When it comes to AI, the people who know most about disability inclusion are rarely involved when new technology is chosen and implemented. And while changing that structurally may take time, there is something you can do right now, by giving the people who are in those rooms better questions to ask.
Here are three questions worth sharing with your technology and procurement colleagues before the next tool gets selected:
1. Who will actually be using this tool, and have we spoken to them?
Any good technology team should already be asking this.
But if the answer doesn’t include people with disability, whether as employees, customers, or testers, it’s a signal that a significant group of users hasn’t been considered. It’s an easy question to raise without challenging the standard process, and it opens the door to a more inclusive evaluation from the start.
2. What happens when this tool doesn’t work for someone?
This is the question most teams haven’t thought through yet.
Asking it early means accountability is built into the process from the start, rather than retrofitted after a complaint or an incident. It also signals that your organisation expects vendors to have considered failure modes, not just features.
3. How do we make sure this stays fit for purpose as our workforce and customer base changes?
AI tools aren’t static.
They reflect the data they were trained on, and that data has a shelf life.
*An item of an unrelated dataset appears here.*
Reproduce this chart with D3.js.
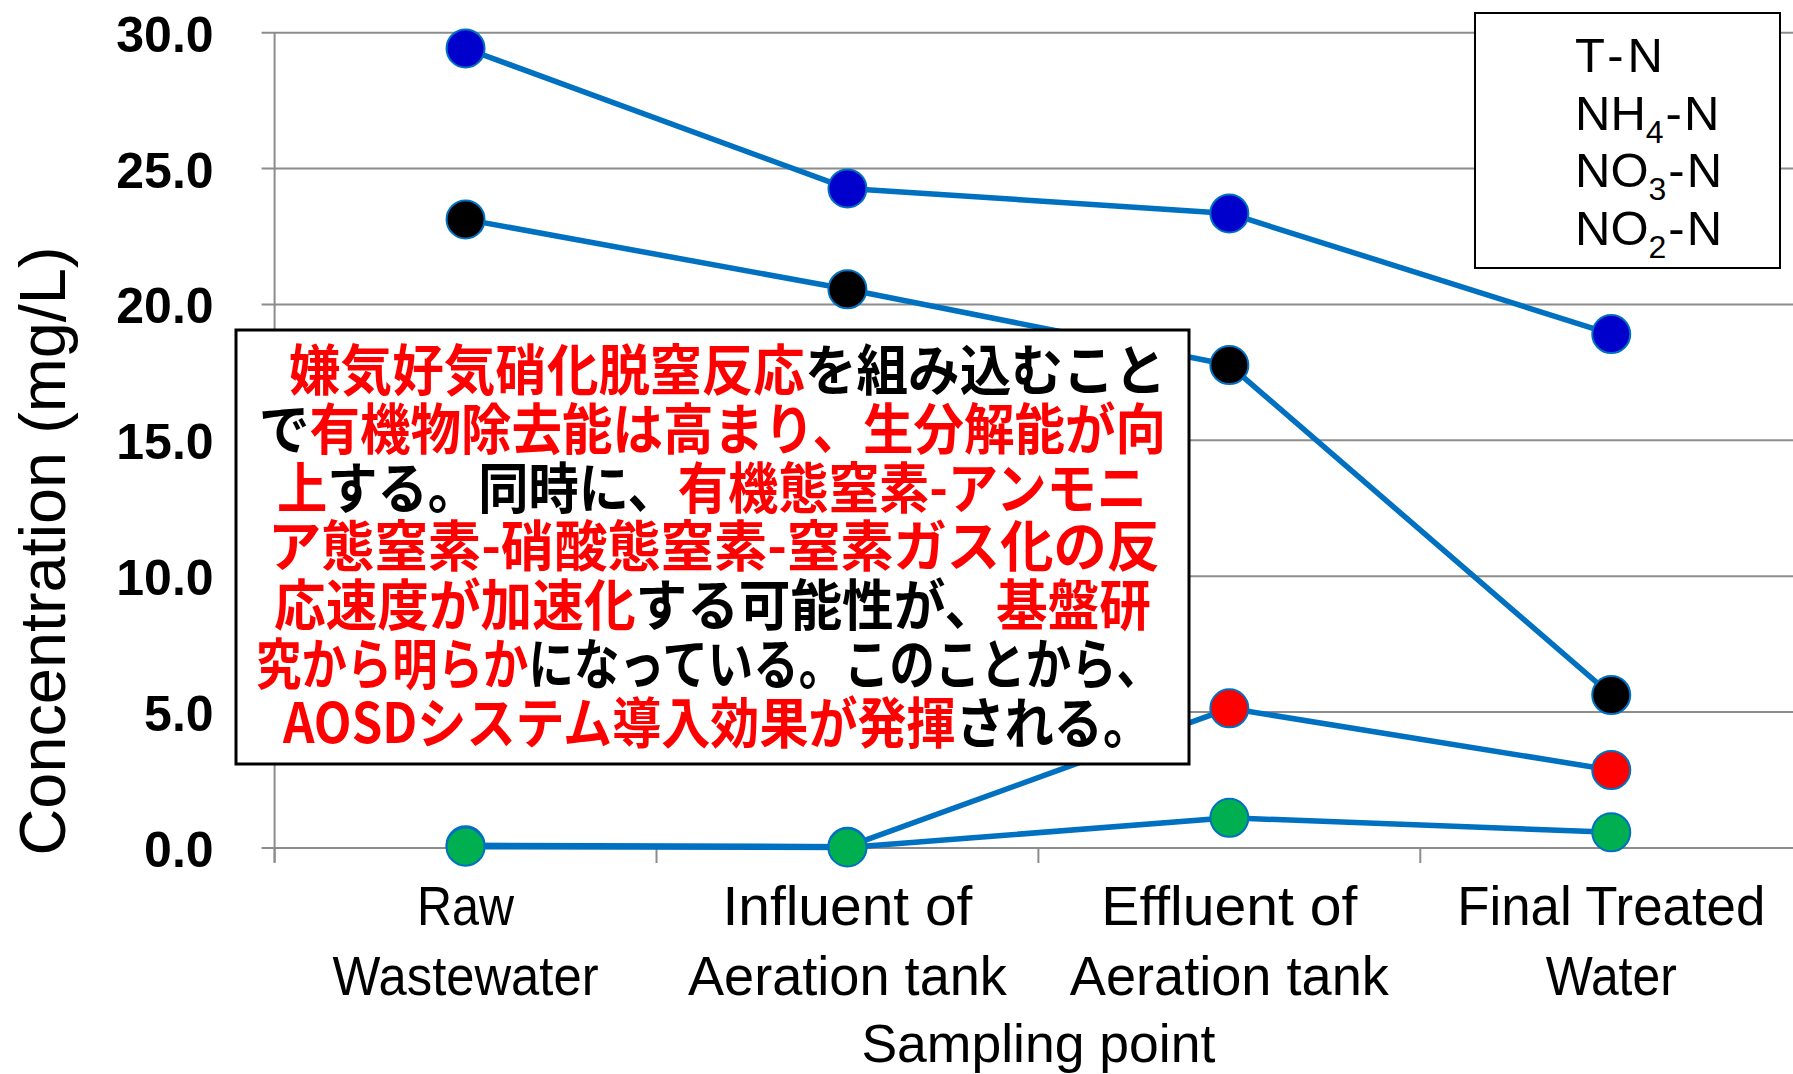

This question shifts the conversation from a one-off procurement decision to an ongoing responsibility, and positions inclusive design as a standard part of how your organisation manages technology over time, not just how it buys it.
These three questions move in a deliberate sequence:
- Who was considered at the start?
- What happens when things go wrong?
- How do we keep improving?
Together they give your technology colleagues a way of thinking about disability inclusion that fits naturally into how they already work.